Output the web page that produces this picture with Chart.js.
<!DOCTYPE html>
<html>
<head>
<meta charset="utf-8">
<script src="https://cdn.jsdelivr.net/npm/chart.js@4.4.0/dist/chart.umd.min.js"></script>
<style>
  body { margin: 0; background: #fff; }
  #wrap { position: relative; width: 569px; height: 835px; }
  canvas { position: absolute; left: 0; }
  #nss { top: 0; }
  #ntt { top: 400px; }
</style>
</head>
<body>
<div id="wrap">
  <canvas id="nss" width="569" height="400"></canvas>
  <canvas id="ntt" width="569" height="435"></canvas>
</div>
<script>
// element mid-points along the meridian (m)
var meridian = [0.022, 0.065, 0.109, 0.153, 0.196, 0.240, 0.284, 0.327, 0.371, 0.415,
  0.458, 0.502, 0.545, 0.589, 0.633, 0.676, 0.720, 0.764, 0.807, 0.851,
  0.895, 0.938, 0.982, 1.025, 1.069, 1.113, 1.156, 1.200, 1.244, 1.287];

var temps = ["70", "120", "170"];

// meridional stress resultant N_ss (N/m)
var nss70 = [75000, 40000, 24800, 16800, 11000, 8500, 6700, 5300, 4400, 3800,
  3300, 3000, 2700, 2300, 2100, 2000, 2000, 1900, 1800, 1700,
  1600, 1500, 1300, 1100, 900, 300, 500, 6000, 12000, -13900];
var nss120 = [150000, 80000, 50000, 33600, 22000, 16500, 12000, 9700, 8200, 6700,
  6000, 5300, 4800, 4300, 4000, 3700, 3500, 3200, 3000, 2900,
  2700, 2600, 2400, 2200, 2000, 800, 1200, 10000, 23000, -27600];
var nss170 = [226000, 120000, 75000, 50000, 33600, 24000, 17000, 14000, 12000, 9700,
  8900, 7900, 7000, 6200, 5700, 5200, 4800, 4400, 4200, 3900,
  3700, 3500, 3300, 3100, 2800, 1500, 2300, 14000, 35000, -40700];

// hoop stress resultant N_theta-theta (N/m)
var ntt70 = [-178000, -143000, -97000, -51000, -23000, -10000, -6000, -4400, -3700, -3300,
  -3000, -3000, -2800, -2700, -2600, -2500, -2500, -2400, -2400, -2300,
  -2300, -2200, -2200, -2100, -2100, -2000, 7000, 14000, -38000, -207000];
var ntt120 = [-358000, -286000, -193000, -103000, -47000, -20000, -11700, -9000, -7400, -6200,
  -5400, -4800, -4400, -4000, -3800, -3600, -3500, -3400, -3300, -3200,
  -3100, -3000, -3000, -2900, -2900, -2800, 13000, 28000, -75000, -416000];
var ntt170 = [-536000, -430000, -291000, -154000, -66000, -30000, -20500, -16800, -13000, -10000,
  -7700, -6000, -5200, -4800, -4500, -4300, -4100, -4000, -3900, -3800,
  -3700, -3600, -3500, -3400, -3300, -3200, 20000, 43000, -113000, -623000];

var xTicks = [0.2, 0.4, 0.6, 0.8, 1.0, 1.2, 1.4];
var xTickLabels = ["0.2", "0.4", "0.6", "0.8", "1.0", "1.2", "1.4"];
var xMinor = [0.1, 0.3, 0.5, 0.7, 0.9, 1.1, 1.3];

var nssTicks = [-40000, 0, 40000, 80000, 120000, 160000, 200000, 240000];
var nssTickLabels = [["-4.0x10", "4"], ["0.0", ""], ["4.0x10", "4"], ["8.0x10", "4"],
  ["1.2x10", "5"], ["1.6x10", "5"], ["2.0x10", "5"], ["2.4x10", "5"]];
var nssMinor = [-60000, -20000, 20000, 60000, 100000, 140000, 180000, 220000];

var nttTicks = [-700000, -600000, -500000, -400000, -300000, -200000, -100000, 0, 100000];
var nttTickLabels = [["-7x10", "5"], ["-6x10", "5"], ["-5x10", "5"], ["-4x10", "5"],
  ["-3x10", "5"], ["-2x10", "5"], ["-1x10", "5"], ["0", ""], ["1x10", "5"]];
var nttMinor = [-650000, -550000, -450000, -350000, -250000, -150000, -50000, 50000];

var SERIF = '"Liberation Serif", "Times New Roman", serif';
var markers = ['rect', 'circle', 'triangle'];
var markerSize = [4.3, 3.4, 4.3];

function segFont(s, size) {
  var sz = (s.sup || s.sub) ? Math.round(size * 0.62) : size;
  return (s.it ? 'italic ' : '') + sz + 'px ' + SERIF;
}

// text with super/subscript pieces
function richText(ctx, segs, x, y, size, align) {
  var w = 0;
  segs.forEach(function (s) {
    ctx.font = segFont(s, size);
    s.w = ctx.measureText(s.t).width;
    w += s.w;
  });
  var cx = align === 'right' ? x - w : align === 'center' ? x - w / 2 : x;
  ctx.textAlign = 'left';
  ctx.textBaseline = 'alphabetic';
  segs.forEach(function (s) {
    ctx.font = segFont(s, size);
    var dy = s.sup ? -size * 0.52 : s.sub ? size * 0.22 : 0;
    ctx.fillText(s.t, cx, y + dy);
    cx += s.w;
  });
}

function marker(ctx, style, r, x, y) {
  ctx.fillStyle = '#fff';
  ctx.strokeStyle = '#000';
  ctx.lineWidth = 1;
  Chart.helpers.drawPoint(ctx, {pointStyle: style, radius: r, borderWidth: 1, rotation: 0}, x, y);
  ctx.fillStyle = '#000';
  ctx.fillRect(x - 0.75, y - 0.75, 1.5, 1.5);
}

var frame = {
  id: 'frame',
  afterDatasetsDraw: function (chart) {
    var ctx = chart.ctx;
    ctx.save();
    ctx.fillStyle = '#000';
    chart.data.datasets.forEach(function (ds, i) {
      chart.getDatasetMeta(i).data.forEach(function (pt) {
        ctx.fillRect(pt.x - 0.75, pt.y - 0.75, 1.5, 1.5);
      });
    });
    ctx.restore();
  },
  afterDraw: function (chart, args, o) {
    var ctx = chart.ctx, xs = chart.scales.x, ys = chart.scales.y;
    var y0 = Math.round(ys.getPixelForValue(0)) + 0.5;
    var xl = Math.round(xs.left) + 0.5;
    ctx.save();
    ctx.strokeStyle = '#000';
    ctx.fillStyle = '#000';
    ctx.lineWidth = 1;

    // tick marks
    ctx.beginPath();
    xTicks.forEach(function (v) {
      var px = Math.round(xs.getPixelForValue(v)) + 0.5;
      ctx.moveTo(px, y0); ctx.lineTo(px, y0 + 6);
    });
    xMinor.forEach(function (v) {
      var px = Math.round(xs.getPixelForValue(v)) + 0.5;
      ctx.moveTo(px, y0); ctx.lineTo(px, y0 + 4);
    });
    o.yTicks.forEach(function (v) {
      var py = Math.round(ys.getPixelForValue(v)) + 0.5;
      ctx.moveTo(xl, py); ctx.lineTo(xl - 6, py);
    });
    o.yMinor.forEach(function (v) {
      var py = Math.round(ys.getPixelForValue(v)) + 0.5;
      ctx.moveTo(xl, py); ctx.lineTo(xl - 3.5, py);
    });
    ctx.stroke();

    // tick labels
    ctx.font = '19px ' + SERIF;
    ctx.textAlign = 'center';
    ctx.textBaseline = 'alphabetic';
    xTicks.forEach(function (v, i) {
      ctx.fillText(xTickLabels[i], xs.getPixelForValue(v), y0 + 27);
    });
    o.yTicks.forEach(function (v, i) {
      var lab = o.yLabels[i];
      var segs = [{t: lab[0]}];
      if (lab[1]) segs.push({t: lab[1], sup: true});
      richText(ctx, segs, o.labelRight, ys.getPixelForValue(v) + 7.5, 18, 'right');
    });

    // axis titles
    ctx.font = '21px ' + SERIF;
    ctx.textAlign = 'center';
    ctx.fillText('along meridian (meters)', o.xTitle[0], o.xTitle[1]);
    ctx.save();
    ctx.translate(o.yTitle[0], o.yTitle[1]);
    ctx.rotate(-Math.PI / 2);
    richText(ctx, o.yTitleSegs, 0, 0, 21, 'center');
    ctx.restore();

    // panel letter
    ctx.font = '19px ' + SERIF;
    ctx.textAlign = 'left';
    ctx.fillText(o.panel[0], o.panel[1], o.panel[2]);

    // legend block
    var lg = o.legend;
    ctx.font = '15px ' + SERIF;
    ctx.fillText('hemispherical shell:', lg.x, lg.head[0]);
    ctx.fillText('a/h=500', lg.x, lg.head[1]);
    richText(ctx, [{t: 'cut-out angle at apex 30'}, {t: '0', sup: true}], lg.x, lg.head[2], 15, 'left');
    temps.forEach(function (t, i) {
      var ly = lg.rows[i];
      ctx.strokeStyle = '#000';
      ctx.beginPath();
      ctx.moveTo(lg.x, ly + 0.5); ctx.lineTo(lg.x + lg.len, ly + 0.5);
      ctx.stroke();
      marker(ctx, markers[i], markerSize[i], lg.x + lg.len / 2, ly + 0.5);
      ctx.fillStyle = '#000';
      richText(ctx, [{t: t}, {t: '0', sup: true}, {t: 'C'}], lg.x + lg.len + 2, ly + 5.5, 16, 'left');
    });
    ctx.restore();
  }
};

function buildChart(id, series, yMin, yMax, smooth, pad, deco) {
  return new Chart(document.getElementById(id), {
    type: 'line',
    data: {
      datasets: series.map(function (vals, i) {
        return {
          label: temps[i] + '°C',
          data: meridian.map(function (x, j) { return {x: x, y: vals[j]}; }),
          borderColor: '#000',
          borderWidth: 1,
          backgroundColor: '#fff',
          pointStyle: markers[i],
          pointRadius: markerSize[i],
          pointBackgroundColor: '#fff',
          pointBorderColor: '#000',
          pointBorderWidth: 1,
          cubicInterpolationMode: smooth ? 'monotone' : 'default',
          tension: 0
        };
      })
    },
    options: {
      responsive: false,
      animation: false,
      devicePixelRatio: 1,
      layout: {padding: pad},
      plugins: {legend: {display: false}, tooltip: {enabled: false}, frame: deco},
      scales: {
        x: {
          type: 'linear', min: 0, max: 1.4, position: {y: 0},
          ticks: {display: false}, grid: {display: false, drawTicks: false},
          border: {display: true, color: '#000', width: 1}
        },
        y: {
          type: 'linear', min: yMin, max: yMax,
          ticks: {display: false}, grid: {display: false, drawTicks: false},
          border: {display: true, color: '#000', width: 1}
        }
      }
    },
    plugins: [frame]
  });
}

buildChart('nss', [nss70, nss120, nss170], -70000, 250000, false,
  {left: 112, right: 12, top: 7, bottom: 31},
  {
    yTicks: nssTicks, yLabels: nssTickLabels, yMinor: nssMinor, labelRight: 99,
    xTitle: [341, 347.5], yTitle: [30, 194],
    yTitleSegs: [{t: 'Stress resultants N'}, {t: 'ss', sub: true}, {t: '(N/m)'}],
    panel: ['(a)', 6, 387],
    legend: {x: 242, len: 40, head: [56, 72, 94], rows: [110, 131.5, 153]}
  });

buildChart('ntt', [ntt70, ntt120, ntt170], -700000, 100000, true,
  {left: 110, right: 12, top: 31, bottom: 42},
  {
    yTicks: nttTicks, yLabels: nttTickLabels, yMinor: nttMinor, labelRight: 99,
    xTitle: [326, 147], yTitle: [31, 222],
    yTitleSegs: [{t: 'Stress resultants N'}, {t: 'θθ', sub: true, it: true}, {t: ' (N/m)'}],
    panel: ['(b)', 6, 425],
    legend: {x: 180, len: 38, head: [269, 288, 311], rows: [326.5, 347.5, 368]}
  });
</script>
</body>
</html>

══════════

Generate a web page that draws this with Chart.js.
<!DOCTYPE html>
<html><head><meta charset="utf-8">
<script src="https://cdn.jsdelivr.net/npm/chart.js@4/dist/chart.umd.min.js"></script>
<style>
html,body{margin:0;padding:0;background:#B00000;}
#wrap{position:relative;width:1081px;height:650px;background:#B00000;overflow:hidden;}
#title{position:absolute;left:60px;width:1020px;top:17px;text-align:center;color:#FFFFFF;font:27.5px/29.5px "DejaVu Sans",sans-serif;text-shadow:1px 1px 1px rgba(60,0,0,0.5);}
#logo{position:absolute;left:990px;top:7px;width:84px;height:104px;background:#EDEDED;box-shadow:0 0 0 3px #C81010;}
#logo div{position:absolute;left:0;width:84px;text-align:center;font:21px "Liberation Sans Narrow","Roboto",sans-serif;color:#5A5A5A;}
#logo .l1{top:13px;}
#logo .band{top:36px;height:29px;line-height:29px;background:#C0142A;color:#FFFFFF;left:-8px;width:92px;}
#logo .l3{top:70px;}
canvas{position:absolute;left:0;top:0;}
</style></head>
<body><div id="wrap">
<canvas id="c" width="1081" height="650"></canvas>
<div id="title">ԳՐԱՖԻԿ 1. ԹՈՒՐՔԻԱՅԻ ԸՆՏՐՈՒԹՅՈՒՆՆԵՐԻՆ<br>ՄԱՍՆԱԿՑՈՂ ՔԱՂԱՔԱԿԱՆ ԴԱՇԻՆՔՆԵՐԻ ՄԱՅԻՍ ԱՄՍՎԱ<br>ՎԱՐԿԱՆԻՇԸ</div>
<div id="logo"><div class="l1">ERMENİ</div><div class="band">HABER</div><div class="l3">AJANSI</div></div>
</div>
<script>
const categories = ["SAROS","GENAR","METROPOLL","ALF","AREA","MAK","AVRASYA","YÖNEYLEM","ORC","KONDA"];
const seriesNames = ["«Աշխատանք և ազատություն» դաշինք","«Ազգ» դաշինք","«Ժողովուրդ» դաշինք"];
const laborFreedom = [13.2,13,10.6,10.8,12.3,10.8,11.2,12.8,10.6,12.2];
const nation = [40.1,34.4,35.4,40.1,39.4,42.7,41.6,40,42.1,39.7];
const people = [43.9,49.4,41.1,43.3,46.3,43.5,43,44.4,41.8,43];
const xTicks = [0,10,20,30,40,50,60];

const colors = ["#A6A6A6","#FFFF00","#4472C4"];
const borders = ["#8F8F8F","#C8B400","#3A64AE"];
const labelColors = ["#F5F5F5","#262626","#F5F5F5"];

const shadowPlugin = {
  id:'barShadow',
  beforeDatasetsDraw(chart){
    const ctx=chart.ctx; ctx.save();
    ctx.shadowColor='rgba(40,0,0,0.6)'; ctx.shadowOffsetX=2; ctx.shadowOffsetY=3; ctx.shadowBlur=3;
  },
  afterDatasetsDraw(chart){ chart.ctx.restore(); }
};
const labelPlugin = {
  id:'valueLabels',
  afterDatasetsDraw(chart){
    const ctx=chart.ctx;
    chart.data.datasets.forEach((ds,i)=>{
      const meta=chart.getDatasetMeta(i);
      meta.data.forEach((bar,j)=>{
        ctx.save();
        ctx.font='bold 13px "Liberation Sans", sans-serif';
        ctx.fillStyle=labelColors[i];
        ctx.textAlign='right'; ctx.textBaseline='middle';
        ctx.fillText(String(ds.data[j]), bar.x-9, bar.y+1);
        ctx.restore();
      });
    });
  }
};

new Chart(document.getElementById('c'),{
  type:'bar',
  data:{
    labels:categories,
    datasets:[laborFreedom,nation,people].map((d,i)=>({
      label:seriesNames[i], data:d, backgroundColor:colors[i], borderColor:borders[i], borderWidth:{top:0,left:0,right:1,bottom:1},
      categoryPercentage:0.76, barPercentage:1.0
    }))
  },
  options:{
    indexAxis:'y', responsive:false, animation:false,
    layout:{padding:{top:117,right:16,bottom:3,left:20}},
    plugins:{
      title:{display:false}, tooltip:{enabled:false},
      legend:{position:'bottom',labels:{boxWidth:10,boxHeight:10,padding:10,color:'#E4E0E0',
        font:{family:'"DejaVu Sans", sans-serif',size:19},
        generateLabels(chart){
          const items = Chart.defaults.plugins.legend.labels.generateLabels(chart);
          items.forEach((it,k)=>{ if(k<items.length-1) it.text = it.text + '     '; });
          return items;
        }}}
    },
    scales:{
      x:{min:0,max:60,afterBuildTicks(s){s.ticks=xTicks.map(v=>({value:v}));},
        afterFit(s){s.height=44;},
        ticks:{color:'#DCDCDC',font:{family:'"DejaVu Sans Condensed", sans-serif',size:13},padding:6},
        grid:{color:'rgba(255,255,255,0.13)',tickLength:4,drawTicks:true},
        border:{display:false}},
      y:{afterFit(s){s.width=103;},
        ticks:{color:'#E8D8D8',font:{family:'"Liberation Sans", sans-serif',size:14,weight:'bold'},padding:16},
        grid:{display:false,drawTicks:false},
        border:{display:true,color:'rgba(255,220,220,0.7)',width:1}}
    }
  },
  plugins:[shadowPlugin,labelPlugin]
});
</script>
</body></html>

══════════

§ Exercise objective:
What is the number of lines above that contain the string "page"? Answer with the number alone.

§ The solution:
2